Start of Data block

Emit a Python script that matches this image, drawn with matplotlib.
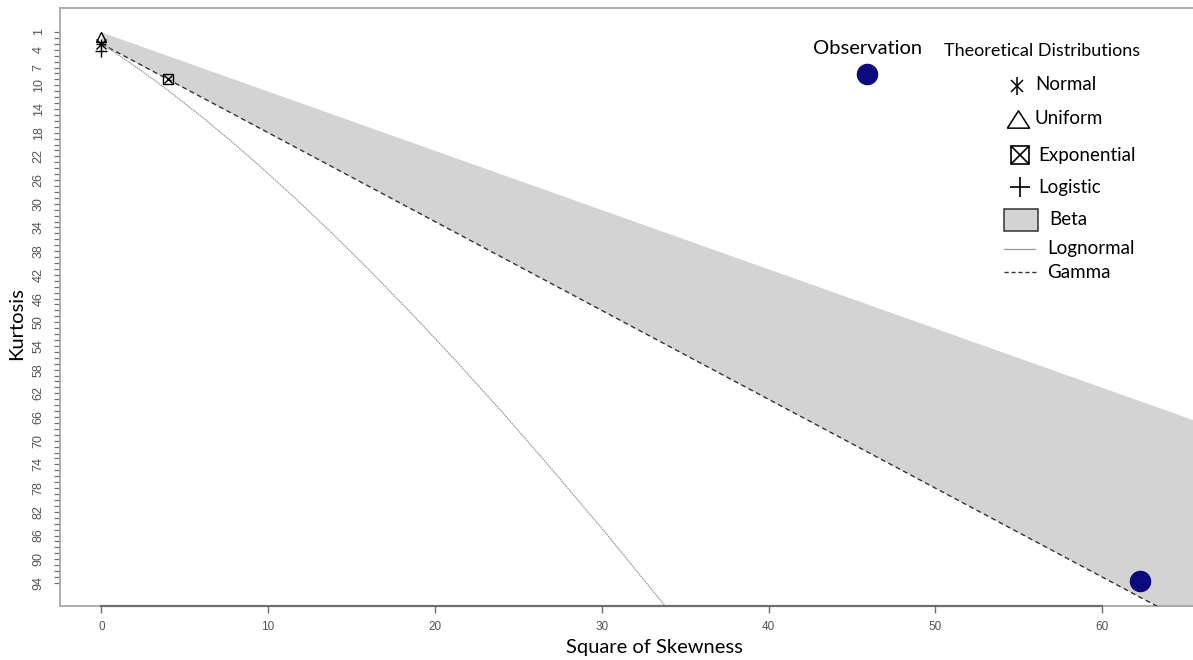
import matplotlib
matplotlib.use("Agg")
import matplotlib.pyplot as plt
from matplotlib.lines import Line2D
from matplotlib.patches import Rectangle
from matplotlib.ticker import FixedLocator, FixedFormatter

# ---- data -------------------------------------------------------------
# theoretical point distributions (square of skewness, kurtosis)
dist_names = ["Normal", "Uniform", "Exponential", "Logistic"]
dist_skew2 = [0.0, 0.0, 4.0, 0.0]
dist_kurt = [3.0, 1.8, 9.0, 4.2]

# observed sample
obs_skew2 = [62.3]
obs_kurt = [93.7]

# lognormal curve
lognormal_skew2 = [0.0, 0.47, 0.96, 2.05, 3.27, 4.62, 6.13, 7.78, 9.58,
                   11.55, 13.69, 16.0, 18.49, 21.17, 24.04, 27.1, 30.38, 33.86]
lognormal_kurt = [3.0, 3.84, 4.76, 6.85, 9.32, 12.21, 15.56, 19.43, 23.85,
                  28.88, 34.58, 41.0, 48.2, 56.25, 65.19, 75.1, 86.06, 98.1]

# gamma line (lower edge of the beta region)
gamma_skew2 = [0.0, 70.0]
gamma_kurt = [3.0, 108.0]

# upper edge of the beta region
beta_upper_skew2 = [0.0, 70.0]
beta_upper_kurt = [1.0, 71.0]

# axis ticks
x_ticks = [0, 10, 20, 30, 40, 50, 60]
y_tick_labels = [1, 4, 7, 10, 14, 18, 22, 26, 30, 34, 38, 42, 46, 50, 54,
                 58, 62, 66, 70, 74, 78, 82, 86, 90, 94]

# ---- figure -----------------------------------------------------------
W, H, DPI = 1193, 660, 100
fig = plt.figure(figsize=(W / DPI, H / DPI), dpi=DPI)


def fx(px):
    return px / W


def fy(py):
    return 1 - py / H


ax = fig.add_axes([fx(60), fy(606), fx(1193) - fx(60), fy(8) - fy(606)])
ax.set_xlim(-2.48, 65.45)
ax.set_ylim(97.9, -3.05)

BETA_GREY = "#d3d3d3"
BOX = "#a8a8a8"
AXC = "#6e6e6e"
TICKC = "#555555"

# beta region
ax.fill_between(beta_upper_skew2, beta_upper_kurt, gamma_kurt,
                color=BETA_GREY, lw=0, zorder=1)
# gamma line
ax.plot(gamma_skew2, gamma_kurt, color="#333333", lw=1.0,
        ls=(0, (3.5, 2.5)), zorder=3)
# lognormal curve
ax.plot(lognormal_skew2, lognormal_kurt, color="#9a9a9a", lw=0.9,
        ls=(0, (1.2, 0.6)), zorder=3)

# point distributions
ms = 6.5
ax.plot([dist_skew2[0]], [dist_kurt[0]], marker="x", color="black",
        ms=ms, mew=1.0, ls="none", zorder=5)
ax.plot([dist_skew2[0]], [dist_kurt[0]], marker="+", color="black",
        ms=ms * 1.2, mew=1.0, ls="none", zorder=5)
ax.plot([dist_skew2[1]], [dist_kurt[1]], marker="^", mfc="none", mec="black",
        ms=ms * 1.1, mew=1.0, ls="none", zorder=5)
ax.plot([dist_skew2[2]], [dist_kurt[2]], marker="s", mfc="none", mec="black",
        ms=ms, mew=1.0, ls="none", zorder=5)
ax.plot([dist_skew2[2]], [dist_kurt[2]], marker="x", color="black",
        ms=ms * 0.9, mew=1.0, ls="none", zorder=5)
ax.plot([dist_skew2[3]], [dist_kurt[3]], marker="+", color="black",
        ms=ms * 1.4, mew=1.0, ls="none", zorder=5)

# observation
ax.plot(obs_skew2, obs_kurt, marker="o", color="#0b0b7e", ms=14.5,
        ls="none", zorder=6)

# ---- axes styling -----------------------------------------------------
for side in ["left", "top", "bottom"]:
    ax.spines[side].set_color(BOX)
    ax.spines[side].set_linewidth(1.3)
ax.spines["right"].set_visible(False)
# darker axis line spanning the labelled x range
ax.plot([x_ticks[0], x_ticks[-1]], [97.9, 97.9], color=AXC, lw=1.6,
        clip_on=False, zorder=7)

ax.set_xticks(x_ticks)
ax.set_xticklabels([str(t) for t in x_ticks])
y_all = list(range(y_tick_labels[0], y_tick_labels[-1] + 1))
ax.yaxis.set_major_locator(FixedLocator(y_all))
ax.yaxis.set_major_formatter(FixedFormatter(
    [str(v) if v in y_tick_labels else "" for v in y_all]))

ax.tick_params(axis="x", direction="out", length=5, width=1, color=AXC,
               labelsize=8.5, labelcolor=TICKC, pad=6)
ax.tick_params(axis="y", direction="out", length=4.5, width=0.9, color=AXC,
               labelsize=9, labelcolor=TICKC, pad=6.5, labelrotation=90)
for lab in ax.get_yticklabels():
    lab.set_va("center")
    lab.set_fontfamily("Liberation Sans")
for lab in ax.get_xticklabels():
    lab.set_fontfamily("Liberation Sans")

LABEL_FONT = "Lato"
fig.text(fx(654), fy(647), "Square of Skewness", ha="center", va="center",
         fontsize=14.5, family=LABEL_FONT, color="black")
fig.text(fx(17), fy(324), "Kurtosis", ha="center", va="center",
         rotation=90, fontsize=14.5, family=LABEL_FONT, color="black")

# ---- legend -----------------------------------------------------------
fig.text(fx(868), fy(48), "Observation", ha="center", va="center",
         fontsize=14.5, family=LABEL_FONT)
fig.add_artist(Line2D([fx(867)], [fy(74)], transform=fig.transFigure,
                      marker="o", color="#0b0b7e", ms=14.5, ls="none"))

fig.text(fx(1042), fy(51), "Theoretical Distributions", ha="center",
         va="center", fontsize=13, family=LABEL_FONT)

lk = dict(transform=fig.transFigure, ls="none", color="black")
# Normal
fig.add_artist(Line2D([fx(1017)], [fy(86)], marker="x", ms=9, mew=1.1, **lk))
fig.add_artist(Line2D([fx(1017)], [fy(86)], marker="|", ms=13, mew=1.1, **lk))
# Uniform
fig.add_artist(Line2D([fx(1018)], [fy(119)],
                      marker=[(-1, -0.78), (1, -0.78), (0, 0.78), (-1, -0.78)],
                      ms=16, mfc="none", mec="black", mew=1.1,
                      transform=fig.transFigure, ls="none"))
# Exponential
fig.add_artist(Line2D([fx(1020)], [fy(155)], marker="s", ms=13.5, mfc="none",
                      mec="black", mew=1.2, transform=fig.transFigure, ls="none"))
fig.add_artist(Line2D([fx(1020)], [fy(155)], marker="x", ms=13, mew=1.2, **lk))
# Logistic
fig.add_artist(Line2D([fx(1020)], [fy(187)], marker="+", ms=15, mew=1.2, **lk))
# Beta
fig.add_artist(Rectangle((fx(1004), fy(231)), fx(34), fy(0) - fy(22),
                         transform=fig.transFigure, facecolor=BETA_GREY,
                         edgecolor="#333333", lw=1.1))
# Lognormal
fig.add_artist(Line2D([fx(1004), fx(1035)], [fy(249), fy(249)],
                      transform=fig.transFigure, color="#9a9a9a", lw=0.9))
# Gamma
fig.add_artist(Line2D([fx(1004), fx(1036)], [fy(272), fy(272)],
                      transform=fig.transFigure, color="#333333", lw=1.0,
                      ls=(0, (3, 2))))

leg_font = dict(fontsize=13.5, family=LABEL_FONT, va="center", ha="left")
fig.text(fx(1035), fy(84), "Normal", **leg_font)
fig.text(fx(1035), fy(119), "Uniform", **leg_font)
fig.text(fx(1038), fy(155), "Exponential", **leg_font)
fig.text(fx(1038), fy(187), "Logistic", **leg_font)
fig.text(fx(1049), fy(220), "Beta", **leg_font)
fig.text(fx(1047), fy(249), "Lognormal", **leg_font)
fig.text(fx(1047), fy(273), "Gamma", **leg_font)

fig.savefig("out.png", dpi=DPI)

End of Data block

> _Job_
Write the lines above out again exactly, without any of their pictures.

> _Written answer_
Emit a Python script that matches this image, drawn with matplotlib.
import matplotlib
matplotlib.use("Agg")
import matplotlib.pyplot as plt
from matplotlib.lines import Line2D
from matplotlib.patches import Rectangle
from matplotlib.ticker import FixedLocator, FixedFormatter

# ---- data -------------------------------------------------------------
# theoretical point distributions (square of skewness, kurtosis)
dist_names = ["Normal", "Uniform", "Exponential", "Logistic"]
dist_skew2 = [0.0, 0.0, 4.0, 0.0]
dist_kurt = [3.0, 1.8, 9.0, 4.2]

# observed sample
obs_skew2 = [62.3]
obs_kurt = [93.7]

# lognormal curve
lognormal_skew2 = [0.0, 0.47, 0.96, 2.05, 3.27, 4.62, 6.13, 7.78, 9.58,
                   11.55, 13.69, 16.0, 18.49, 21.17, 24.04, 27.1, 30.38, 33.86]
lognormal_kurt = [3.0, 3.84, 4.76, 6.85, 9.32, 12.21, 15.56, 19.43, 23.85,
                  28.88, 34.58, 41.0, 48.2, 56.25, 65.19, 75.1, 86.06, 98.1]

# gamma line (lower edge of the beta region)
gamma_skew2 = [0.0, 70.0]
gamma_kurt = [3.0, 108.0]

# upper edge of the beta region
beta_upper_skew2 = [0.0, 70.0]
beta_upper_kurt = [1.0, 71.0]

# axis ticks
x_ticks = [0, 10, 20, 30, 40, 50, 60]
y_tick_labels = [1, 4, 7, 10, 14, 18, 22, 26, 30, 34, 38, 42, 46, 50, 54,
                 58, 62, 66, 70, 74, 78, 82, 86, 90, 94]

# ---- figure -----------------------------------------------------------
W, H, DPI = 1193, 660, 100
fig = plt.figure(figsize=(W / DPI, H / DPI), dpi=DPI)


def fx(px):
    return px / W


def fy(py):
    return 1 - py / H


ax = fig.add_axes([fx(60), fy(606), fx(1193) - fx(60), fy(8) - fy(606)])
ax.set_xlim(-2.48, 65.45)
ax.set_ylim(97.9, -3.05)

BETA_GREY = "#d3d3d3"
BOX = "#a8a8a8"
AXC = "#6e6e6e"
TICKC = "#555555"

# beta region
ax.fill_between(beta_upper_skew2, beta_upper_kurt, gamma_kurt,
                color=BETA_GREY, lw=0, zorder=1)
# gamma line
ax.plot(gamma_skew2, gamma_kurt, color="#333333", lw=1.0,
        ls=(0, (3.5, 2.5)), zorder=3)
# lognormal curve
ax.plot(lognormal_skew2, lognormal_kurt, color="#9a9a9a", lw=0.9,
        ls=(0, (1.2, 0.6)), zorder=3)

# point distributions
ms = 6.5
ax.plot([dist_skew2[0]], [dist_kurt[0]], marker="x", color="black",
        ms=ms, mew=1.0, ls="none", zorder=5)
ax.plot([dist_skew2[0]], [dist_kurt[0]], marker="+", color="black",
        ms=ms * 1.2, mew=1.0, ls="none", zorder=5)
ax.plot([dist_skew2[1]], [dist_kurt[1]], marker="^", mfc="none", mec="black",
        ms=ms * 1.1, mew=1.0, ls="none", zorder=5)
ax.plot([dist_skew2[2]], [dist_kurt[2]], marker="s", mfc="none", mec="black",
        ms=ms, mew=1.0, ls="none", zorder=5)
ax.plot([dist_skew2[2]], [dist_kurt[2]], marker="x", color="black",
        ms=ms * 0.9, mew=1.0, ls="none", zorder=5)
ax.plot([dist_skew2[3]], [dist_kurt[3]], marker="+", color="black",
        ms=ms * 1.4, mew=1.0, ls="none", zorder=5)

# observation
ax.plot(obs_skew2, obs_kurt, marker="o", color="#0b0b7e", ms=14.5,
        ls="none", zorder=6)

# ---- axes styling -----------------------------------------------------
for side in ["left", "top", "bottom"]:
    ax.spines[side].set_color(BOX)
    ax.spines[side].set_linewidth(1.3)
ax.spines["right"].set_visible(False)
# darker axis line spanning the labelled x range
ax.plot([x_ticks[0], x_ticks[-1]], [97.9, 97.9], color=AXC, lw=1.6,
        clip_on=False, zorder=7)

ax.set_xticks(x_ticks)
ax.set_xticklabels([str(t) for t in x_ticks])
y_all = list(range(y_tick_labels[0], y_tick_labels[-1] + 1))
ax.yaxis.set_major_locator(FixedLocator(y_all))
ax.yaxis.set_major_formatter(FixedFormatter(
    [str(v) if v in y_tick_labels else "" for v in y_all]))

ax.tick_params(axis="x", direction="out", length=5, width=1, color=AXC,
               labelsize=8.5, labelcolor=TICKC, pad=6)
ax.tick_params(axis="y", direction="out", length=4.5, width=0.9, color=AXC,
               labelsize=9, labelcolor=TICKC, pad=6.5, labelrotation=90)
for lab in ax.get_yticklabels():
    lab.set_va("center")
    lab.set_fontfamily("Liberation Sans")
for lab in ax.get_xticklabels():
    lab.set_fontfamily("Liberation Sans")

LABEL_FONT = "Lato"
fig.text(fx(654), fy(647), "Square of Skewness", ha="center", va="center",
         fontsize=14.5, family=LABEL_FONT, color="black")
fig.text(fx(17), fy(324), "Kurtosis", ha="center", va="center",
         rotation=90, fontsize=14.5, family=LABEL_FONT, color="black")

# ---- legend -----------------------------------------------------------
fig.text(fx(868), fy(48), "Observation", ha="center", va="center",
         fontsize=14.5, family=LABEL_FONT)
fig.add_artist(Line2D([fx(867)], [fy(74)], transform=fig.transFigure,
                      marker="o", color="#0b0b7e", ms=14.5, ls="none"))

fig.text(fx(1042), fy(51), "Theoretical Distributions", ha="center",
         va="center", fontsize=13, family=LABEL_FONT)

lk = dict(transform=fig.transFigure, ls="none", color="black")
# Normal
fig.add_artist(Line2D([fx(1017)], [fy(86)], marker="x", ms=9, mew=1.1, **lk))
fig.add_artist(Line2D([fx(1017)], [fy(86)], marker="|", ms=13, mew=1.1, **lk))
# Uniform
fig.add_artist(Line2D([fx(1018)], [fy(119)],
                      marker=[(-1, -0.78), (1, -0.78), (0, 0.78), (-1, -0.78)],
                      ms=16, mfc="none", mec="black", mew=1.1,
                      transform=fig.transFigure, ls="none"))
# Exponential
fig.add_artist(Line2D([fx(1020)], [fy(155)], marker="s", ms=13.5, mfc="none",
                      mec="black", mew=1.2, transform=fig.transFigure, ls="none"))
fig.add_artist(Line2D([fx(1020)], [fy(155)], marker="x", ms=13, mew=1.2, **lk))
# Logistic
fig.add_artist(Line2D([fx(1020)], [fy(187)], marker="+", ms=15, mew=1.2, **lk))
# Beta
fig.add_artist(Rectangle((fx(1004), fy(231)), fx(34), fy(0) - fy(22),
                         transform=fig.transFigure, facecolor=BETA_GREY,
                         edgecolor="#333333", lw=1.1))
# Lognormal
fig.add_artist(Line2D([fx(1004), fx(1035)], [fy(249), fy(249)],
                      transform=fig.transFigure, color="#9a9a9a", lw=0.9))
# Gamma
fig.add_artist(Line2D([fx(1004), fx(1036)], [fy(272), fy(272)],
                      transform=fig.transFigure, color="#333333", lw=1.0,
                      ls=(0, (3, 2))))

leg_font = dict(fontsize=13.5, family=LABEL_FONT, va="center", ha="left")
fig.text(fx(1035), fy(84), "Normal", **leg_font)
fig.text(fx(1035), fy(119), "Uniform", **leg_font)
fig.text(fx(1038), fy(155), "Exponential", **leg_font)
fig.text(fx(1038), fy(187), "Logistic", **leg_font)
fig.text(fx(1049), fy(220), "Beta", **leg_font)
fig.text(fx(1047), fy(249), "Lognormal", **leg_font)
fig.text(fx(1047), fy(273), "Gamma", **leg_font)

fig.savefig("out.png", dpi=DPI)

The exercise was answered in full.